Senz’ombra di dubbio HolyGrail può essere definito un mezzo per trasformare la raccolta dei rifiuti in plastica in un processo intelligente. Nato ormai quattro anni fa e tuttora in fase di test, il progetto è guidato da Procter & Gamble, con il sostegno dalla Fondazione Ellen MacArthur, e aggrega 29 partner tra cui si contano alcuni dei più importanti gruppi nel settore alimentare e personal care (Nestlè, Pepsico, Danone, L’Oreal, solo per citarne alcuni), produttori di packaging (Mondi), di polimeri (BASF, Novamont) e di sistemi di riciclo (Tomra). Scopo dell’iniziativa è il miglioramento del riciclo di imballaggi post consumo attraverso l’impiego di traccianti chimici e filigrane digitali invisibili all’occhio umano, che potranno aiutare il consumatore al corretto smaltimento e favorire la separazione per tipo di materiale e colore negli impianti di selezione.

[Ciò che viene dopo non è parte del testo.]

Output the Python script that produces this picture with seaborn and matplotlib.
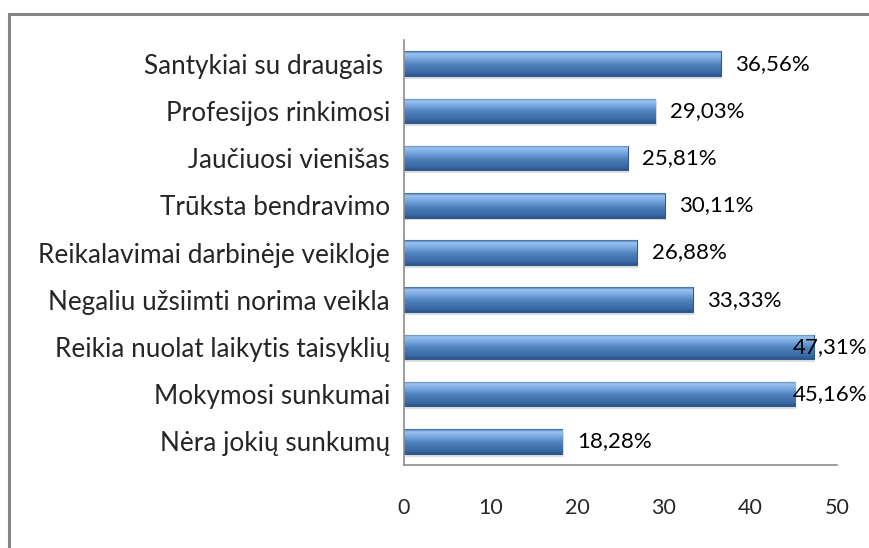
import matplotlib
matplotlib.use("Agg")
import matplotlib.pyplot as plt
import seaborn as sns
import numpy as np
from matplotlib.colors import LinearSegmentedColormap
from matplotlib.patches import Rectangle

categories = [
    "Santykiai su draugais ",
    "Profesijos rinkimosi",
    "Jaučiuosi vienišas",
    "Trūksta bendravimo",
    "Reikalavimai darbinėje veikloje",
    "Negaliu užsiimti norima veikla",
    "Reikia nuolat laikytis taisyklių",
    "Mokymosi sunkumai",
    "Nėra jokių sunkumų",
]
values = [36.56, 29.03, 25.81, 30.11, 26.88, 33.33, 47.31, 45.16, 18.28]
labels = ["36,56%", "29,03%", "25,81%", "30,11%", "26,88%",
          "33,33%", "47,31%", "45,16%", "18,28%"]
xticks = [0, 10, 20, 30, 40, 50]

sns.set_style("white")
plt.rcParams["font.family"] = ["Lato", "DejaVu Sans"]

fig = plt.figure(figsize=(8.7, 5.48), dpi=100)
ax = fig.add_axes([404 / 870, 1 - 465 / 548, 433 / 870, 425 / 548])

sns.barplot(x=values, y=categories, orient="h", color="#4f81bd",
            width=0.52, ax=ax, edgecolor="#2f5a8f", linewidth=0.8)

# cylinder-like gradient on every bar
grad = LinearSegmentedColormap.from_list("bar", [
    (0.0, "#3d6ca8"), (0.1, "#9cc3f0"), (0.3, "#78a7df"),
    (0.55, "#4f81bd"), (0.85, "#3c6ba6"), (1.0, "#2b548a")])
col = np.linspace(0, 1, 64).reshape(-1, 1)
for p in ax.patches:
    x0, y0, w, h = p.get_x(), p.get_y(), p.get_width(), p.get_height()
    # soft shadow
    ax.add_patch(Rectangle((x0 + 0.15, y0 + 0.06), w, h, color="#000000",
                           alpha=0.12, zorder=p.get_zorder() - 0.1, lw=0))
    im = ax.imshow(col, cmap=grad, extent=(x0, x0 + w, y0 + h, y0),
                   origin="upper", aspect="auto", zorder=p.get_zorder() + 0.1)
    im.set_clip_path(p)

ax.set_xlim(0, 50)
ax.set_ylim(8.5, -0.5)
ax.set_xticks(xticks)
ax.set_xticklabels([str(t) for t in xticks])
ax.tick_params(axis="x", length=0, pad=24, labelsize=15.5)
ax.tick_params(axis="y", length=0, pad=10, labelsize=18.8)
ax.set_xlabel("")
ax.set_ylabel("")

for i, (v, lab) in enumerate(zip(values, labels)):
    ax.text(min(v + 1.7, 44.9), i, lab, va="center", ha="left",
            fontsize=16, color="black", zorder=10, clip_on=False)

for s in ["top", "right"]:
    ax.spines[s].set_visible(False)
for s in ["left", "bottom"]:
    ax.spines[s].set_color("#8c8c8c")
    ax.spines[s].set_linewidth(1.2)

# outer chart border
fig.patches.append(Rectangle((9 / 870, -0.1), 1.2, 1 - 14 / 548 + 0.1,
                             transform=fig.transFigure, fill=False,
                             edgecolor="#858585", linewidth=2.2))

fig.savefig("out.png", dpi=100)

Il progetto ruota intorno al concetto che se il packaging è progettato per la circolarità, la sfida del riciclo può essere vinta solo realizzando un flusso di rifiuti di maggiore qualità, dando ovviamente per scontati il corretto coinvolgimento dei consumatori e l’implementazione di un sistema di raccolta adeguato. La collaborazione con realtà come Digimarc, Filigrade e Verstraete, attraverso l’impiego della tecnologia di digital watermarking, ha aperto nuove possibilità non realizzabili con le tecnologie di selezione tradizionali, tra cui:
• distinguere tra imballaggi alimentari e non alimentari;
• identificare correttamente le bottiglie termoretraibili a corpo intero;
• separare gli imballaggi ODR (opachi e difficili da riciclare, compresi quelli di colore nero);
• separare gli imballaggi flessibili distinguendo tra mono e multistrato;
• identificare correttamente i materiali degli imballaggi rigidi multistrato (termoformati, bottiglie…);
• introdurre nuovi materiali senza ostacolare i flussi di riciclo stabiliti e la corretta identificazione degli imballaggi riciclabili rispetto a quelli compostabili;
• capacità di riciclo a circuito chiuso.